- **Exercise task**: With the images removed, repeat the data below exactly.

- **Data lines**:

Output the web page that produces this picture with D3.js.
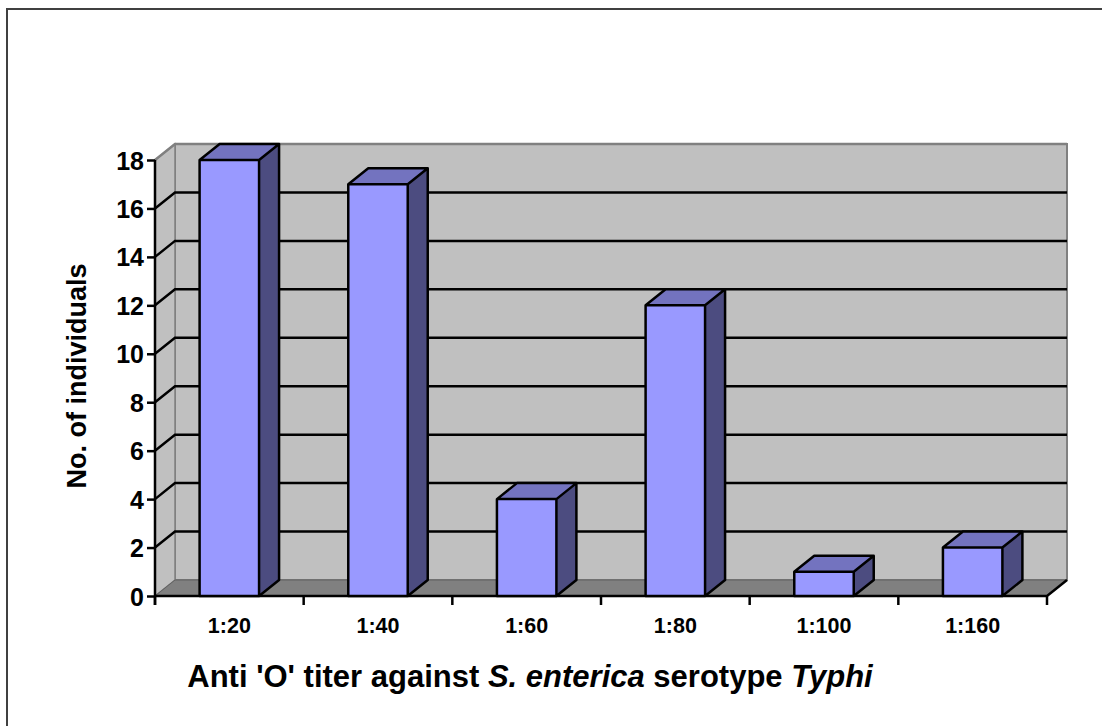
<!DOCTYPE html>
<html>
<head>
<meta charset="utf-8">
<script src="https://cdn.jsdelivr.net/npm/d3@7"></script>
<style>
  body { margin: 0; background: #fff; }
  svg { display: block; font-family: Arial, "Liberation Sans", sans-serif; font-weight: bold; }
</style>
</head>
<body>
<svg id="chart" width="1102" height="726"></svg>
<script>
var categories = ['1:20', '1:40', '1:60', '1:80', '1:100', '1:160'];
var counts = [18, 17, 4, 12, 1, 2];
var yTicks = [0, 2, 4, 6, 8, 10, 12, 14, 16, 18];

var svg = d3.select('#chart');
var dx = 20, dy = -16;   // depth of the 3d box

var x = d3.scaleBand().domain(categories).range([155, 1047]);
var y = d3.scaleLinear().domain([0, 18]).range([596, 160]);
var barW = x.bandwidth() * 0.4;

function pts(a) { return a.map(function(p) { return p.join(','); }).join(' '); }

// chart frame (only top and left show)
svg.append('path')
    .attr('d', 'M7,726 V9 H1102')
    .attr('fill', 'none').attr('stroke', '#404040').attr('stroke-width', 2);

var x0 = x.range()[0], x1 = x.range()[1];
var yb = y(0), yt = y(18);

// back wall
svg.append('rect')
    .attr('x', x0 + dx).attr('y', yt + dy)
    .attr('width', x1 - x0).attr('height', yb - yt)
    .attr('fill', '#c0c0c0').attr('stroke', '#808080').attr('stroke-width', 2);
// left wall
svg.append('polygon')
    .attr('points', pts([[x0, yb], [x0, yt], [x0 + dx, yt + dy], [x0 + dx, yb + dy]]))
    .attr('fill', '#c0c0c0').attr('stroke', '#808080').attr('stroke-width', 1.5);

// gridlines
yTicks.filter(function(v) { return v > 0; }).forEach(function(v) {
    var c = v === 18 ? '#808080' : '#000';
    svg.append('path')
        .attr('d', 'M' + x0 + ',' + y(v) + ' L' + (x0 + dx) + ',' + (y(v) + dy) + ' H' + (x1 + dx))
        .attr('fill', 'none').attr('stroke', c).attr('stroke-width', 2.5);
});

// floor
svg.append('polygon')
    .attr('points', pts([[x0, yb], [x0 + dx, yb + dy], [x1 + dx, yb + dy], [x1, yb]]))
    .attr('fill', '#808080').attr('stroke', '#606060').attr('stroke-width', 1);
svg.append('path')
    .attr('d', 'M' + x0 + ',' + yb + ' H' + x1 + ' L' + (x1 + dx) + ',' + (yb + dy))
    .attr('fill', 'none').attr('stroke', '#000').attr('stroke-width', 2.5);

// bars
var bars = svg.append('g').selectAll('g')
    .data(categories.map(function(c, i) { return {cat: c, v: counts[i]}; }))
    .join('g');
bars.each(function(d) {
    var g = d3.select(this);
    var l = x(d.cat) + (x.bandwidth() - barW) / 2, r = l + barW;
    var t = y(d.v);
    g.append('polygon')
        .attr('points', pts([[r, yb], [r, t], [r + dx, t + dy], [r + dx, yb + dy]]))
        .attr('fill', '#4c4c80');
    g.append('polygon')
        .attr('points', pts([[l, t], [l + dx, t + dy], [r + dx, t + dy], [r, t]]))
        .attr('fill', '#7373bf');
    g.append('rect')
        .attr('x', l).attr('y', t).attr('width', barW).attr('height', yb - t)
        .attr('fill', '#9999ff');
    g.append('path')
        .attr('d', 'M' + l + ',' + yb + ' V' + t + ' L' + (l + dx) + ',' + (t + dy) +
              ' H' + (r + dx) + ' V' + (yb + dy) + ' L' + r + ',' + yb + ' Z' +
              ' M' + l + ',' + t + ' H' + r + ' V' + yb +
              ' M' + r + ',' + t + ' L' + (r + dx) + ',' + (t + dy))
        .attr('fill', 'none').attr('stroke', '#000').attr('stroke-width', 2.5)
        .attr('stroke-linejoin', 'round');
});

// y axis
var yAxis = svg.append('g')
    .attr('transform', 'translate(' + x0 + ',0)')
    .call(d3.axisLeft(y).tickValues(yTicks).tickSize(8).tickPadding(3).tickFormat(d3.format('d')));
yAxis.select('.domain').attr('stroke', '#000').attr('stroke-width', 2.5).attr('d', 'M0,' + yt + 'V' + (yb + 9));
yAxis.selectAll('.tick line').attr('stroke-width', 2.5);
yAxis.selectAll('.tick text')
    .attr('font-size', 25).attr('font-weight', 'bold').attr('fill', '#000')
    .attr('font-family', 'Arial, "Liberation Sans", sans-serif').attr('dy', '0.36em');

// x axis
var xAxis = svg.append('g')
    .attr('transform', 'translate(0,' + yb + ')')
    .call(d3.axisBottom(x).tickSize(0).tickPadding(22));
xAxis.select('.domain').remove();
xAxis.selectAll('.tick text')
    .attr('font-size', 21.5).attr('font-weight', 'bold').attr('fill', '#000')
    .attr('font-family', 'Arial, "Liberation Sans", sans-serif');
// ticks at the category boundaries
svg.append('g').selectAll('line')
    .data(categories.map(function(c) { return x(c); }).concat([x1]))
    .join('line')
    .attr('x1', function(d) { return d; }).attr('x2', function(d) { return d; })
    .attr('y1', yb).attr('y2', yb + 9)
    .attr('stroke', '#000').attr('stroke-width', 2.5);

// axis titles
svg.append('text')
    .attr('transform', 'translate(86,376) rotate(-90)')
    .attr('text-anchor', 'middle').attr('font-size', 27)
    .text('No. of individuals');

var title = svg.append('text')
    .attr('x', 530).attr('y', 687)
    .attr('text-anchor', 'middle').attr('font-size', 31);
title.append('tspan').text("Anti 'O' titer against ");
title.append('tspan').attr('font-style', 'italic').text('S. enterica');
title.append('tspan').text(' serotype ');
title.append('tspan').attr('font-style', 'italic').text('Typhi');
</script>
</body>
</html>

- **Task answer**:
Output the web page that produces this picture with D3.js.
<!DOCTYPE html>
<html>
<head>
<meta charset="utf-8">
<script src="https://cdn.jsdelivr.net/npm/d3@7"></script>
<style>
  body { margin: 0; background: #fff; }
  svg { display: block; font-family: Arial, "Liberation Sans", sans-serif; font-weight: bold; }
</style>
</head>
<body>
<svg id="chart" width="1102" height="726"></svg>
<script>
var categories = ['1:20', '1:40', '1:60', '1:80', '1:100', '1:160'];
var counts = [18, 17, 4, 12, 1, 2];
var yTicks = [0, 2, 4, 6, 8, 10, 12, 14, 16, 18];

var svg = d3.select('#chart');
var dx = 20, dy = -16;   // depth of the 3d box

var x = d3.scaleBand().domain(categories).range([155, 1047]);
var y = d3.scaleLinear().domain([0, 18]).range([596, 160]);
var barW = x.bandwidth() * 0.4;

function pts(a) { return a.map(function(p) { return p.join(','); }).join(' '); }

// chart frame (only top and left show)
svg.append('path')
    .attr('d', 'M7,726 V9 H1102')
    .attr('fill', 'none').attr('stroke', '#404040').attr('stroke-width', 2);

var x0 = x.range()[0], x1 = x.range()[1];
var yb = y(0), yt = y(18);

// back wall
svg.append('rect')
    .attr('x', x0 + dx).attr('y', yt + dy)
    .attr('width', x1 - x0).attr('height', yb - yt)
    .attr('fill', '#c0c0c0').attr('stroke', '#808080').attr('stroke-width', 2);
// left wall
svg.append('polygon')
    .attr('points', pts([[x0, yb], [x0, yt], [x0 + dx, yt + dy], [x0 + dx, yb + dy]]))
    .attr('fill', '#c0c0c0').attr('stroke', '#808080').attr('stroke-width', 1.5);

// gridlines
yTicks.filter(function(v) { return v > 0; }).forEach(function(v) {
    var c = v === 18 ? '#808080' : '#000';
    svg.append('path')
        .attr('d', 'M' + x0 + ',' + y(v) + ' L' + (x0 + dx) + ',' + (y(v) + dy) + ' H' + (x1 + dx))
        .attr('fill', 'none').attr('stroke', c).attr('stroke-width', 2.5);
});

// floor
svg.append('polygon')
    .attr('points', pts([[x0, yb], [x0 + dx, yb + dy], [x1 + dx, yb + dy], [x1, yb]]))
    .attr('fill', '#808080').attr('stroke', '#606060').attr('stroke-width', 1);
svg.append('path')
    .attr('d', 'M' + x0 + ',' + yb + ' H' + x1 + ' L' + (x1 + dx) + ',' + (yb + dy))
    .attr('fill', 'none').attr('stroke', '#000').attr('stroke-width', 2.5);

// bars
var bars = svg.append('g').selectAll('g')
    .data(categories.map(function(c, i) { return {cat: c, v: counts[i]}; }))
    .join('g');
bars.each(function(d) {
    var g = d3.select(this);
    var l = x(d.cat) + (x.bandwidth() - barW) / 2, r = l + barW;
    var t = y(d.v);
    g.append('polygon')
        .attr('points', pts([[r, yb], [r, t], [r + dx, t + dy], [r + dx, yb + dy]]))
        .attr('fill', '#4c4c80');
    g.append('polygon')
        .attr('points', pts([[l, t], [l + dx, t + dy], [r + dx, t + dy], [r, t]]))
        .attr('fill', '#7373bf');
    g.append('rect')
        .attr('x', l).attr('y', t).attr('width', barW).attr('height', yb - t)
        .attr('fill', '#9999ff');
    g.append('path')
        .attr('d', 'M' + l + ',' + yb + ' V' + t + ' L' + (l + dx) + ',' + (t + dy) +
              ' H' + (r + dx) + ' V' + (yb + dy) + ' L' + r + ',' + yb + ' Z' +
              ' M' + l + ',' + t + ' H' + r + ' V' + yb +
              ' M' + r + ',' + t + ' L' + (r + dx) + ',' + (t + dy))
        .attr('fill', 'none').attr('stroke', '#000').attr('stroke-width', 2.5)
        .attr('stroke-linejoin', 'round');
});

// y axis
var yAxis = svg.append('g')
    .attr('transform', 'translate(' + x0 + ',0)')
    .call(d3.axisLeft(y).tickValues(yTicks).tickSize(8).tickPadding(3).tickFormat(d3.format('d')));
yAxis.select('.domain').attr('stroke', '#000').attr('stroke-width', 2.5).attr('d', 'M0,' + yt + 'V' + (yb + 9));
yAxis.selectAll('.tick line').attr('stroke-width', 2.5);
yAxis.selectAll('.tick text')
    .attr('font-size', 25).attr('font-weight', 'bold').attr('fill', '#000')
    .attr('font-family', 'Arial, "Liberation Sans", sans-serif').attr('dy', '0.36em');

// x axis
var xAxis = svg.append('g')
    .attr('transform', 'translate(0,' + yb + ')')
    .call(d3.axisBottom(x).tickSize(0).tickPadding(22));
xAxis.select('.domain').remove();
xAxis.selectAll('.tick text')
    .attr('font-size', 21.5).attr('font-weight', 'bold').attr('fill', '#000')
    .attr('font-family', 'Arial, "Liberation Sans", sans-serif');
// ticks at the category boundaries
svg.append('g').selectAll('line')
    .data(categories.map(function(c) { return x(c); }).concat([x1]))
    .join('line')
    .attr('x1', function(d) { return d; }).attr('x2', function(d) { return d; })
    .attr('y1', yb).attr('y2', yb + 9)
    .attr('stroke', '#000').attr('stroke-width', 2.5);

// axis titles
svg.append('text')
    .attr('transform', 'translate(86,376) rotate(-90)')
    .attr('text-anchor', 'middle').attr('font-size', 27)
    .text('No. of individuals');

var title = svg.append('text')
    .attr('x', 530).attr('y', 687)
    .attr('text-anchor', 'middle').attr('font-size', 31);
title.append('tspan').text("Anti 'O' titer against ");
title.append('tspan').attr('font-style', 'italic').text('S. enterica');
title.append('tspan').text(' serotype ');
title.append('tspan').attr('font-style', 'italic').text('Typhi');
</script>
</body>
</html>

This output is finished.